Revell Concept Camaro:









Tamiya Porsche GT3:









Revell Corvette Z06:









Revell Mercedes 190E:









Hasegawa SR-71 Blackbird:









Fujimi Ferrari 575M:









I also built a Hasegawa SR-71 egg-plane.
I hope to have an as productive year in 2009.

Chris


----------



## mcdougall (Oct 28, 2007)

Very cool Chris...Love the Blackbird and the '57 Chevy:thumbsup:
Mcdee


----------



## John P (Sep 1, 1999)

Excellent. Here's my year:


1 - January

2 - February

3 - July (after a major dry spell!)

4 - September

5 - November (early)

6 - November (late, breaking out of Starship mode and getting back to airplanes)

7 - December

8 - December (cheating by finishing up a half-done kit from a few years earlier)

9 - See the Tarzan thread in this Forum.

Less than my usual one-per-month-plus, but good enough considering the 3 month dry spell.


----------



## Lloyd Collins (Sep 25, 2004)

2008 was one BIG dry spell, for me. I started one model, then life got in the way.


----------



## Auroranut (Jan 12, 2008)

I started Blackbeard, Wonder Woman, Penguin, Robin, Windy, Tarzan, The Vampire, Templar Knight, Harley WLA, and about 3 others that I can't recall at the moment.
I finished the Vampire, Templar, and Harley.
I need to get my act together.....

Chris.


----------



## AJ-1701 (May 10, 2008)

For me this year has been one of my most productive for a while...

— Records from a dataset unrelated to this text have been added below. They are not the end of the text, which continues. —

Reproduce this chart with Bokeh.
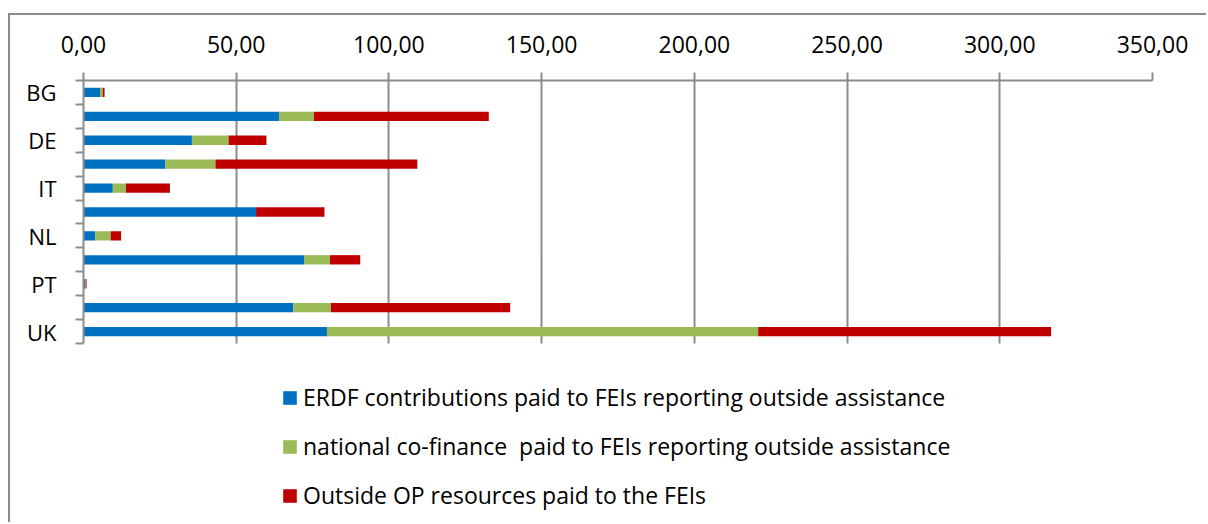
from bokeh.plotting import figure
from bokeh.models import (ColumnDataSource, Range1d, FixedTicker, Legend, LegendItem)
from bokeh.embed import file_html
from bokeh.resources import INLINE

# ---- data ----
countries = ["BG", "CZ", "DE", "ES", "IT", "LT", "NL", "PL", "PT", "SK", "UK"]
shown_labels = ["BG", "DE", "IT", "NL", "PT", "UK"]
erdf = [5.4, 64.0, 35.5, 26.8, 9.6, 56.5, 3.8, 72.2, 0.6, 68.7, 79.7]
national = [0.9, 11.4, 12.0, 16.4, 4.3, 0.0, 5.1, 8.5, 0.1, 12.3, 141.2]
outside = [0.6, 57.3, 12.4, 66.1, 14.4, 22.4, 3.4, 9.9, 0.3, 58.7, 95.9]
series_names = ["ERDF contributions paid to FEIs reporting outside assistance",
                "national co-finance  paid to FEIs reporting outside assistance",
                "Outside OP resources paid to the FEIs"]
colors = ["#0070C0", "#9BBB59", "#C00000"]
x_ticks = [0, 50, 100, 150, 200, 250, 300, 350]
x_tick_labels = ["0,00", "50,00", "100,00", "150,00", "200,00", "250,00", "300,00", "350,00"]

n = len(countries)
ypos = [i + 0.5 for i in range(n)]
src = ColumnDataSource(dict(y=ypos, erdf=erdf, national=national, outside=outside))

grey = "#8c8c8c"
H, top_border = 509, 65
frame_h = H - top_border
rows_px = 263.0
p = figure(width=1198, height=H, output_backend="svg", toolbar_location=None,
           x_range=Range1d(0, 350), y_range=Range1d(n * frame_h / rows_px, 0),
           x_axis_location="above", y_axis_location="left",
           min_border_left=73, min_border_right=56, min_border_top=top_border, min_border_bottom=0,
           styles={"border-left": "2px solid " + grey, "border-top": "2px solid " + grey,
                   "margin-left": "8px", "margin-top": "13px"})
p.outline_line_color = None
p.background_fill_color = "white"
p.border_fill_color = "white"

renderers = p.hbar_stack(["erdf", "national", "outside"], y="y", height=0.39,
                         color=colors, line_color=None, source=src)

# x axis (top)
xa = p.xaxis[0]
xa.ticker = FixedTicker(ticks=x_ticks)
xa.major_label_overrides = {t: l for t, l in zip(x_ticks, x_tick_labels)}
xa.major_label_text_font = "Open Sans"
xa.major_label_text_font_size = "23px"
xa.major_label_text_color = "black"
xa.major_label_standoff = 20
xa.axis_line_color = grey
xa.axis_line_width = 2
xa.major_tick_line_color = grey
xa.major_tick_line_width = 2
xa.major_tick_out = 8
xa.major_tick_in = 0
xa.minor_tick_line_color = None

# y axis (left)
ya = p.yaxis[0]
label_pos = [ypos[countries.index(c)] for c in shown_labels]
ya.ticker = FixedTicker(ticks=label_pos, minor_ticks=list(range(n + 1)))
ya.bounds = (0, n)
ya.major_label_overrides = {pos: c for pos, c in zip(label_pos, shown_labels)}
ya.major_label_text_font = "Open Sans"
ya.major_label_text_font_size = "22px"
ya.major_label_text_color = "black"
ya.major_label_standoff = 19
ya.axis_line_color = grey
ya.axis_line_width = 2
ya.major_tick_line_color = None
ya.major_tick_out = 0
ya.major_tick_in = 0
ya.minor_tick_line_color = grey
ya.minor_tick_line_width = 2
ya.minor_tick_out = 8
ya.minor_tick_in = 0

p.xgrid.ticker = FixedTicker(ticks=x_ticks)
p.xgrid.grid_line_color = grey
p.xgrid.grid_line_width = 2
p.xgrid.cross_bounds = (0, n)
p.ygrid.grid_line_color = None

legend = Legend(items=[LegendItem(label=s, renderers=[r]) for s, r in zip(series_names, renderers)],
                location=(198, 13), orientation="vertical",
                label_text_font="Open Sans", label_text_font_size="23px",
                label_text_color="black", glyph_width=17, glyph_height=17,
                label_standoff=5, spacing=17, padding=0, margin=0,
                border_line_color=None, background_fill_alpha=0)
p.add_layout(legend, "center")

open("out.html", "w").write(file_html(p, INLINE))
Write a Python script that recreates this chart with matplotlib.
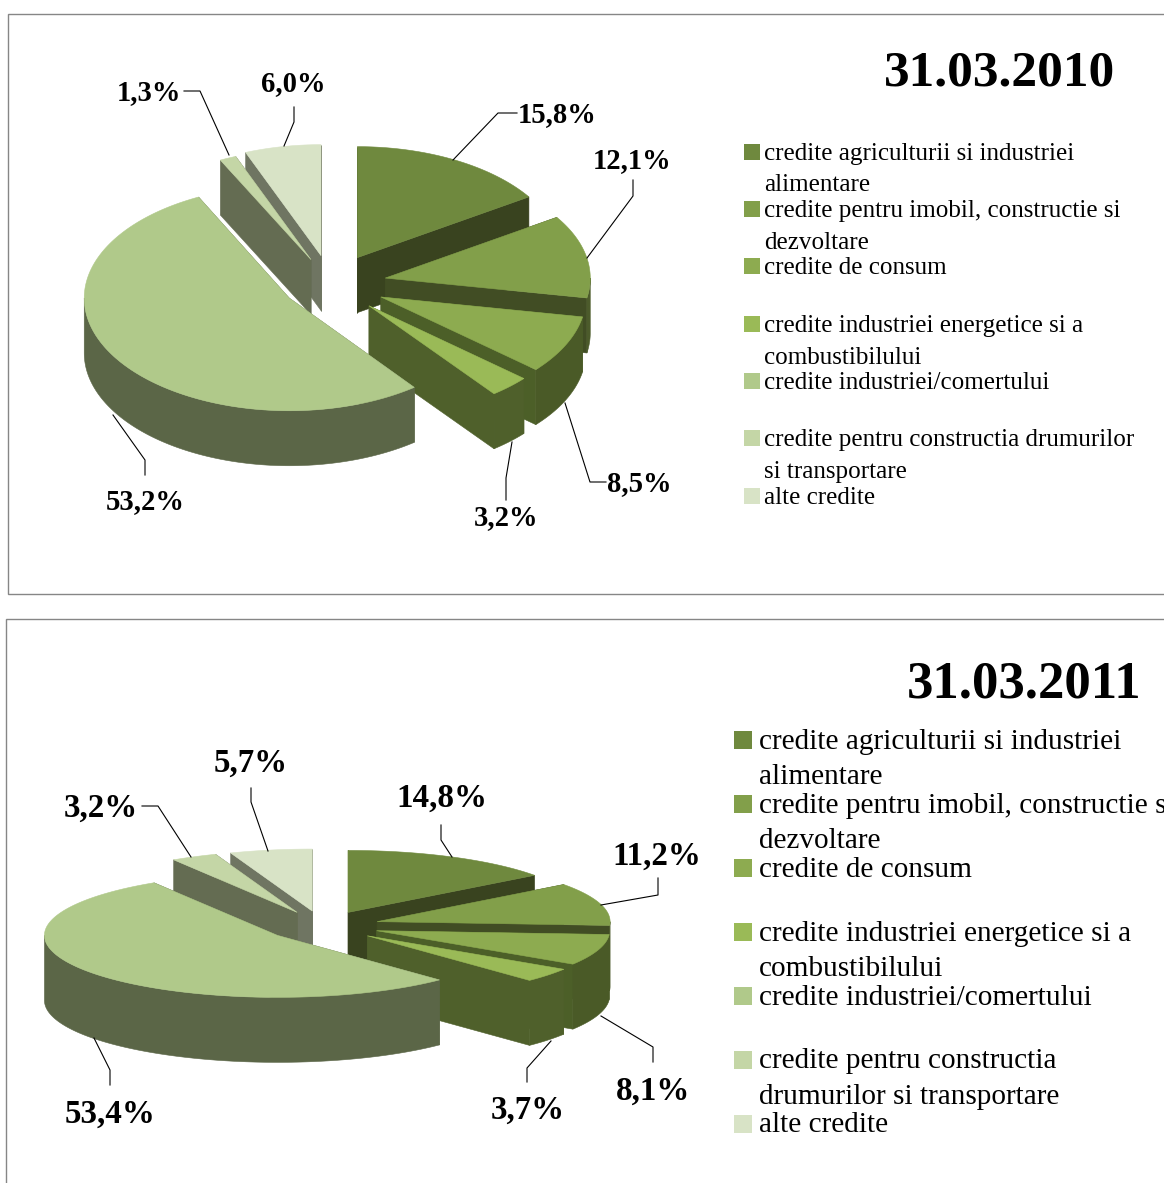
import numpy as np
import matplotlib
matplotlib.use("Agg")
import matplotlib.pyplot as plt
from matplotlib.patches import Polygon, Rectangle

categories = [
    "credite agriculturii si industriei\nalimentare",
    "credite pentru imobil, constructie si\ndezvoltare",
    "credite de consum",
    "credite industriei energetice si a\ncombustibilului",
    "credite industriei/comertului",
    "credite pentru constructia drumurilor\nsi transportare",
    "alte credite",
]
categories_2011 = list(categories)
categories_2011[5] = "credite pentru constructia\ndrumurilor si transportare"

values_2010 = [15.8, 12.1, 8.5, 3.2, 53.2, 1.3, 6.0]
values_2011 = [14.8, 11.2, 8.1, 3.7, 53.4, 3.2, 5.7]

top_colors = ["#6f893e", "#829f4a", "#8dab50", "#9aba57", "#b0c98a", "#c4d6a6", "#d8e3c6"]
radial_colors = ["#39431f", "#414d24", "#4c5f28", "#4f602b", "#5b6647", "#646c52", "#6f7562"]
outer_colors = ["#39431f", "#4c5b2b", "#4a5a27", "#4f602b", "#5b6647", "#646c52", "#6f7562"]
draw_order = [6, 5, 0, 1, 2, 3, 4]
explode_2010 = [0.27, 0.27, 0.27, 0.27, 0.24, 0.24, 0.26]
explode_2011 = [0.245, 0.245, 0.245, 0.25, 0.245, 0.245, 0.245]
ry_scale_2010 = [1, 1, 1, 1, 1.015, 1, 1]
ry_scale_2011 = [1, 1, 1, 1, 1, 1, 1]

plt.rcParams["font.family"] = ["Liberation Serif", "DejaVu Serif"]
fig = plt.figure(figsize=(11.64, 11.83), dpi=100)
ax = fig.add_axes([0, 0, 1, 1])
ax.set_xlim(0, 1164)
ax.set_ylim(1183, 0)
ax.axis("off")


def point(apex, rx, ry, th):
    return apex[0] + rx * np.sin(th), apex[1] - ry * np.cos(th)


def pie3d(values, center, rx, ry0, depth, explode, ry_scale):
    v = np.asarray(values, float)
    edges = np.concatenate([[0], np.cumsum(v) / v.sum()]) * 2 * np.pi
    z = 2.0
    for i in draw_order:
        ry = ry0 * ry_scale[i]
        t0, t1 = edges[i], edges[i + 1]
        mid = (t0 + t1) / 2
        apex = (center[0] + explode[i] * rx * np.sin(mid), center[1] - explode[i] * ry0 * np.cos(mid))
        # radial walls
        for t in (t0, t1):
            x, y = point(apex, rx, ry, t)
            ax.add_patch(Polygon([apex, (x, y), (x, y + depth), (apex[0], apex[1] + depth)],
                                 closed=True, fc=radial_colors[i], ec=radial_colors[i], lw=0.4, zorder=z))
        # outer wall, front half only
        a, b = max(t0, np.pi / 2), min(t1, 3 * np.pi / 2)
        if b > a:
            th = np.linspace(a, b, 120)
            x, y = point(apex, rx, ry, th)
            pts = np.r_[np.c_[x, y], np.c_[x[::-1], y[::-1] + depth]]
            ax.add_patch(Polygon(pts, closed=True, fc=outer_colors[i], ec=outer_colors[i], lw=0.4, zorder=z + 0.1))
        # top face
        th = np.linspace(t0, t1, 160)
        x, y = point(apex, rx, ry, th)
        pts = np.r_[[apex], np.c_[x, y]]
        ax.add_patch(Polygon(pts, closed=True, fc=top_colors[i], ec=top_colors[i], lw=0.4, zorder=z + 0.2))
        z += 1


def texts_and_legend(title, title_xy, title_fs, cats, swatch_x, swatch_size, text_x, leg_fs, rows):
    ax.text(title_xy[0], title_xy[1], title, fontsize=title_fs, fontweight="bold",
            ha="center", va="center", color="black", zorder=30)
    for cat, col, ys in zip(cats, top_colors, rows):
        lines = cat.split("\n")
        ax.add_patch(Rectangle((swatch_x, ys[0] - swatch_size / 2), swatch_size, swatch_size,
                               fc=col, ec="none", zorder=30))
        for ln, y in zip(lines, ys):
            ax.text(text_x, y + 1.5, ln, fontsize=leg_fs, ha="left", va="center", color="black",
                    zorder=30, clip_on=True)


def labels(values, xy, fs, leaders):
    for val, (x, y), lead in zip(values, xy, leaders):
        ax.text(x, y + 2, f"{val:.1f}%".replace(".", ","), fontsize=fs, fontweight="bold",
                ha="center", va="center", color="black", zorder=31)
        px, py = zip(*lead)
        ax.plot(px, py, color="black", lw=0.8, zorder=29)


# frames
ax.add_patch(Rectangle((8, 14), 1170, 580, fc="white", ec="#868686", lw=1.0, zorder=1))
ax.add_patch(Rectangle((6, 619), 1170, 600, fc="white", ec="#868686", lw=1.0, zorder=1))

pie3d(values_2010, (331, 284), 205, 111, 55, explode_2010, ry_scale_2010)
pie3d(values_2011, (322.4, 926), 233, 62, 65, explode_2011, ry_scale_2011)

texts_and_legend("31.03.2010", (1000, 73), 37, categories, 744, 16, 764, 18.1,
                 [(152, 183), (209, 241), (266,), (324, 356), (381,), (438, 470), (496,)])
texts_and_legend("31.03.2011", (1024, 684), 38, categories_2011, 734, 18, 759, 21.1,
                 [(740, 775), (804, 839), (868,), (932, 967), (996,), (1060, 1095), (1124,)])

labels(values_2010,
       [(557, 113), (632, 159), (639, 482), (506, 516), (145, 500), (149, 91), (293, 82)], 20.6,
       [[(517, 113), (498, 113), (453, 160)],
        [(633, 180), (633, 196), (587, 258)],
        [(606, 482), (590, 482), (565, 403)],
        [(506, 500), (506, 478), (512, 442)],
        [(145, 475), (145, 460), (113, 415)],
        [(184, 91), (200, 91), (229, 155)],
        [(294, 107), (294, 122), (284, 146)]])
labels(values_2011,
       [(442, 796), (657, 854), (653, 1089), (528, 1108), (110, 1112), (101, 806), (251, 761)], 23.8,
       [[(441, 825), (441, 840), (452, 857)],
        [(658, 878), (658, 895), (601, 905)],
        [(653, 1062), (653, 1047), (601, 1016)],
        [(527, 1082), (527, 1068), (551, 1041)],
        [(110, 1085), (110, 1070), (94, 1038)],
        [(142, 806), (158, 806), (191, 857)],
        [(251, 788), (251, 802), (268, 851)]])

fig.savefig("out.png", dpi=100, facecolor="white")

There were some kit bashes from the P/L 1000 tos Enterprise kits
I still have a couple on the bench as well  The Seaview, Pod and Chariot from Moebius, a P/L LIS Robot, General Ursus, The Narcissus and Sulaco from Aleins as well as wilcos Proteus and Martian War Machine. With the 1/350 Refit Enterprise I started in November. :drunk: 

And now there is 2009 with sooo much new stuff coming out :thumbsup: :roll:


----------



## John P (Sep 1, 1999)

I probably won't get anything done in January - we have a major project at work that'll probably require serious overtime. Life will be on hold for a while.


----------



## MonsterModelMan (Dec 20, 2000)

I didn't get much done in the way of models in 2008. I did most of my work with rental properties and drywall, plumbing, electric and such!
I hope to change that with alittle of my own "fun" time this year!

MMM


----------



## AJ-1701 (May 10, 2008)

They are all great superduty.:thumbsup: I've never really been an auto fan but I do love that transam


----------



## Cro-Magnon Man (Jun 11, 2001)

2008 was quite productive for me - I finished a few kits as planned, then, for the first time in ten years or so, dug out a few unfinished kits which had been gnawing away at my conscience all that time. I finished a few of those too, but now am still mired in the usual situation of having several kits 'on the go', meaning that I've given up on some of them.


----------



## superduty455 (Jun 21, 2000)

John, I love your orbiter. That thing is cool. 
Glad to see you guys are about as productive as myself. We're all glacial builders. 

Chris


----------



## jcd132 (Jan 13, 2000)

Good idea! I had a decent year modeling and finished several projects:

An AMT/Ertl Excelsior Class (1/1000 scale) in January - Starship Hood
A 7 Enterprise Project in February (1/2500 scale AMT/Ertl kits with a resin VA Miniatures NX, using AbsoluteModels great decals) - 7 Enterprises
A Polar Lights 1/1000 Decatur Class Cruiser Conversion in March - Decatur Class Starship
An AMT/Ertl Cutaway Enterprise (somewhat accurized and completed with DLM parts, some lighting, aftermarket decals, etc.) in August - Cutaway Enterprise
A Dragon 1/144 scale Rockwell/Boeing B-1B "Bone" in September - B-1B
Revell of Germany's snap/prepainted Jedi Starfighter (glued with added weathering) and a Revell Battlestar Galactica Viper re-issue in December - Jedi Starfighter, Viper

In addition, I completed several miniatures, including a Agents of Gaming Babylon 5 Centauri Cruiser and Whitestar, as well as a few FASA, Gamescience, and Starfleet Battles Star Trek miniatures - Centauri Cruiser, Whitestar, Federation Larson Class, Romulan Winged Defender, Federation Cruiser, Federation Ptolemy Class, Klingon D-18 Destroyer, Klingon C-7 Cruiser


Jay


----------